The encounters of the actors as they progress one by one through the film, take place in the golden light of sunset, adding perhaps to the mood of longing. A narrator tells us about them and about herself, about the city here and those farthest away, adding again to the longing for things, not just love.

The seven actors walk across intersections and down sidewalks, finding unexpected short cuts and vantage points. They might break into a deserted house or wriggle through the hole in the fence to their camp on the wasteland. And when each of them meets the next person, we see their encounter unfold live as we hidden and obscure places in Toronto.

This single continuous shot is streamed live online and to a cinema. As viewers watch, they can either interact in real time on their mobile in the cinema or on their computer from anywhere, as the broadcast is streamed live over the Internet.

This live interactive broadcasted cinema work has built in surprises, including the audience interaction and a script that is updated with each performance.
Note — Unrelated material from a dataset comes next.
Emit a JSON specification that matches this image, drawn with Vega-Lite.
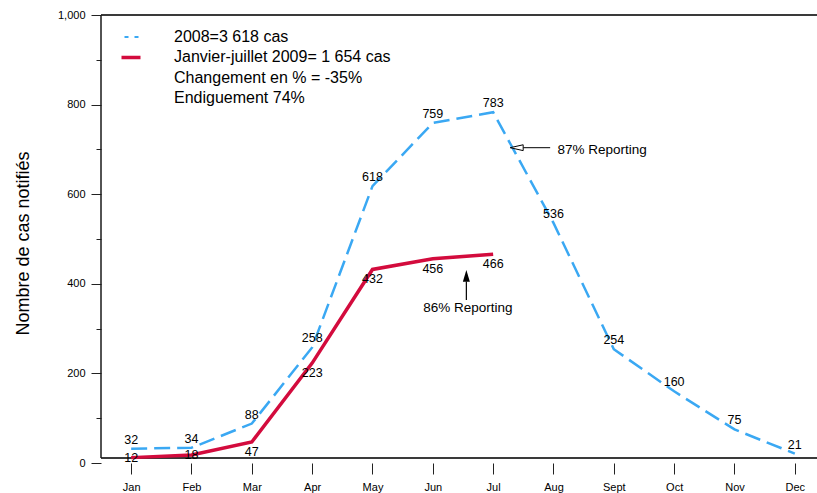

Viewers can respond to the narration about unrequited love (and feelings), those answers are received in a control booth, where they are inserted into the narrators script: thus giving the audience agency in the work.

The relationship between the narration and the actors is on the edge of the real and the fictional. Anything can happen, including the responses of people on the street to the actors and the shooting, such that the public may or may not enter into the film. The intent is that the script, the action, and the public, the narration can break down and fall apart at any moment, which is the intent of the artists.

Final Project

Students will break up into groups and beginning brainstorming ideas for the final project: “On Location Performance,” which will take place in the environs of Singapore. See the Final Project description and guidelines for more information. We will spend approximately 30 minutes of idea brainstorming followed by group presentations. I want each group to start and share a Google Doc to record and document your ideas.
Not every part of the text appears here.